Two themes feature prominently in capital markets today: the promotion of financial inclusion and sustainable development.

One tends to forget that Malaysia’s stock market was the darling of the emerging stock markets in the 1980s and early 1990s. At its highest point, the Malaysian stock market had a larger market capitalisation as a percentage of gross domestic product than the banking system. I still remember how the October 1987 stock market crash in the US shocked the Kuala Lumpur Stock Exchange (KLSE), but our economy rebounded quickly. 

Nonetheless, it was the 1997 Asian financial crisis that hurt the Malaysian stock market owing to large capital outflows and debt defaults. Since then, even though our economy and stock market have recovered, our growth has been relatively smaller compared with other emerging markets such as Turkey, South Africa, India and China, which have grown much larger in absolute size. 

After the Covid-19 pandemic, it is timely that our capital markets renew themselves through more R&D. Emerging markets need new thinking in ideas, products, services and strategies that could help companies and the nation as a whole to overcome the aftershocks of the pandemic. Thus, there is considerable scope for developing research symbiotically that may prove critical to national economic development, as in the case of advanced economies like the US. Even if R&D might not bring immediate returns, the long-term benefits could be substantial.

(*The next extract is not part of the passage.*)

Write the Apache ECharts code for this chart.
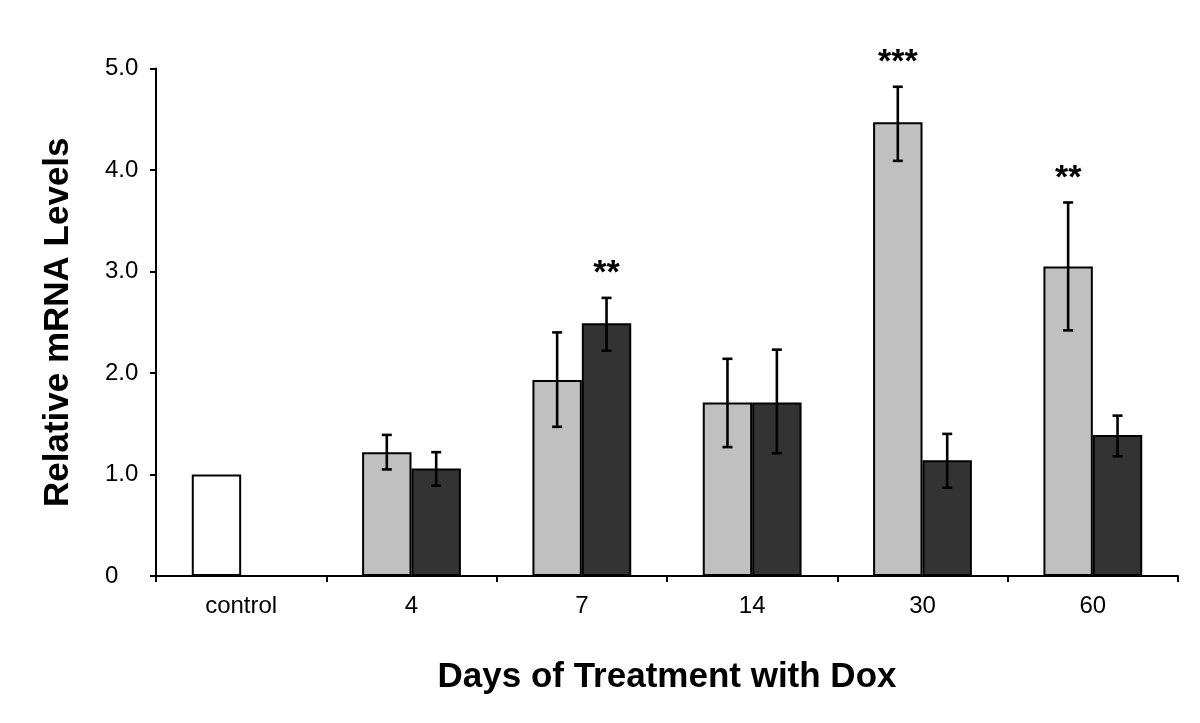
<!DOCTYPE html>
<html>
<head>
<meta charset="utf-8">
<script src="https://cdn.jsdelivr.net/npm/echarts@6/dist/echarts.min.js"></script>
<style>html,body{margin:0;padding:0;background:#fff}#c{width:1200px;height:723px}</style>
</head>
<body>
<div id="c"></div>
<script>
var categories = ['control', '4', '7', '14', '30', '60'];
var grayValues = [1.0, 1.22, 1.93, 1.71, 4.47, 3.05];
var grayLow    = [null, 1.05, 1.47, 1.27, 4.09, 2.42];
var grayHigh   = [null, 1.39, 2.40, 2.14, 4.82, 3.68];
var darkValues = [null, 1.06, 2.49, 1.71, 1.14, 1.39];
var darkLow    = [null, 0.89, 2.22, 1.21, 0.87, 1.18];
var darkHigh   = [null, 1.22, 2.74, 2.23, 1.40, 1.58];
var graySig = ['', '', '', '', '***', '**'];
var darkSig = ['', '', '**', '', '', ''];
var yTicks = ['0', '1.0', '2.0', '3.0', '4.0', '5.0'];

var CAT_GAP = 0.42;

function errSeries(low, high, sig, side) {
  var data = categories.map(function (c, i) { return [i, low[i], high[i], sig[i]]; })
    .filter(function (d) { return d[1] != null; });
  return {
    type: 'custom',
    z: 5,
    data: data,
    encode: { x: 0, y: [1, 2] },
    renderItem: function (params, api) {
      var idx = api.value(0);
      var lo = api.coord([idx, api.value(1)]);
      var hi = api.coord([idx, api.value(2)]);
      var band = api.size([1, 0])[0];
      var bw = band * (1 - CAT_GAP) / 2;
      var x = lo[0] + side * bw / 2;
      var cap = 5;
      var lw = 2.6;
      var children = [
        { type: 'line', shape: { x1: x, y1: lo[1], x2: x, y2: hi[1] }, style: { stroke: '#000', lineWidth: lw } },
        { type: 'line', shape: { x1: x - cap, y1: lo[1], x2: x + cap, y2: lo[1] }, style: { stroke: '#000', lineWidth: lw } },
        { type: 'line', shape: { x1: x - cap, y1: hi[1], x2: x + cap, y2: hi[1] }, style: { stroke: '#000', lineWidth: lw } }
      ];
      var s = data[params.dataIndex][3];
      if (s) {
        children.push({ type: 'text', x: x, y: hi[1] - 24, style: { text: s, fill: '#000', font: 'bold 34px "Liberation Sans", Arial, sans-serif', align: 'center', verticalAlign: 'middle' } });
      }
      return { type: 'group', children: children };
    }
  };
}

var chart = echarts.init(document.getElementById('c'));
chart.setOption({
  animation: false,
  backgroundColor: '#fff',
  grid: { left: 156, right: 22, top: 68.5, bottom: 147 },
  xAxis: {
    type: 'category',
    data: categories,
    axisLine: { lineStyle: { color: '#000', width: 2 } },
    axisTick: { show: true, length: 6, lineStyle: { color: '#000', width: 2 } },
    axisLabel: { color: '#000', fontSize: 24, fontFamily: '"Liberation Sans", Arial, sans-serif', margin: 18 },
    name: 'Days of Treatment with Dox',
    nameLocation: 'middle',
    nameGap: 84,
    nameTextStyle: { color: '#000', fontSize: 35, fontWeight: 'bold', fontFamily: '"Liberation Sans", Arial, sans-serif' }
  },
  yAxis: {
    type: 'value',
    min: 0, max: 5, interval: 1,
    splitLine: { show: false },
    axisLine: { show: true, lineStyle: { color: '#000', width: 2 } },
    axisTick: { show: true, length: 6, lineStyle: { color: '#000', width: 2 } },
    axisLabel: { color: '#000', fontSize: 24, fontFamily: '"Liberation Sans", Arial, sans-serif', margin: 51, align: 'left',
      formatter: function (v) { return yTicks[Math.round(v)]; } },
    name: 'Relative mRNA Levels',
    nameLocation: 'middle',
    nameGap: 80,
    nameTextStyle: { color: '#000', fontSize: 35, fontWeight: 'bold', fontFamily: '"Liberation Sans", Arial, sans-serif' }
  },
  series: [
    {
      type: 'bar',
      barGap: '0%',
      barCategoryGap: (CAT_GAP * 100) + '%',
      data: grayValues.map(function (v, i) {
        return i === 0 ? { value: v, itemStyle: { color: '#ffffff' } } : v;
      }),
      itemStyle: { color: '#c0c0c0', borderColor: '#000', borderWidth: 2 }
    },
    {
      type: 'bar',
      data: darkValues.map(function (v) { return v == null ? '-' : v; }),
      itemStyle: { color: '#333333', borderColor: '#000', borderWidth: 2 }
    },
    errSeries(grayLow, grayHigh, graySig, -1),
    errSeries(darkLow, darkHigh, darkSig, 1)
  ]
});
</script>
</body>
</html>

Ever since the introduction of quantitative easing in advanced country monetary policy, the decline of real interest rates has caused a ballooning of debt in almost all countries. In Malaysia, the rise of Islamic finance, particularly in sukuk bonds, has been pioneering to provide new stimulus to our capital markets. However, as companies become more leveraged, it has become imperative at the policy level to encourage the development of equity markets. This was emphasised in the Securities Commission’s Capital Market Master Plan III, published last year, to ensure that our capital markets remain resilient, efficient and diversified.

Creating successful ecosystem innovation needs a culture of entrepreneurship and risk-taking that leverages academic research. One successful example of this is the Centre of Marine and Coastal Studies at Universiti Sains Malaysia, supported by the Ministry of Science and Technology. Under the ministry’s TechnoFund, the centre piloted production of oyster seeds in partnership with a local small- and medium-size enterprise (SME), SeaHarvest Aquamarine Sdn Bhd. This venture became the first commercial oyster hatchery in Malaysia and the region.

Harnessing research collaboration for sustainable recovery

ICMR has created a Research Collaboration Network in an effort to get Malaysian researchers in academia, think tanks and businesses to “fully leverage the power of innovation to build a cohesive, dynamic and sustainable recovery”. This collaborative platform aims to network policymakers, the financial sector and real businesses to work with the universities and research institutes to foster more applied research on capital markets.

ICMR is now running a “Call for Paper” series, which seeks to identify capital market opportunities in Malaysia and the broader region, specifically to study emerging topics such as environmental, social and governance (ESG) trends and sustainable finance. In particular, we hope to stimulate more studies on addressing market-based financing challenges faced by SMEs as well as the exciting opportunities of digital finance in the Islamic finance space. ICMR is willing to partially fund such studies, and all individuals with relevant research ideas and topics are encouraged to submit their papers, with selected papers published within Scopus indexed journals.

The post-pandemic era has created new opportunities to build capital markets that can directly change the livelihood and vibrancy of our economies, including helping to address climate warming and social inequities. We hope that more academics and researchers will come forward to take advantage of this initiative to study matters of deep interest and relevance to Malaysia.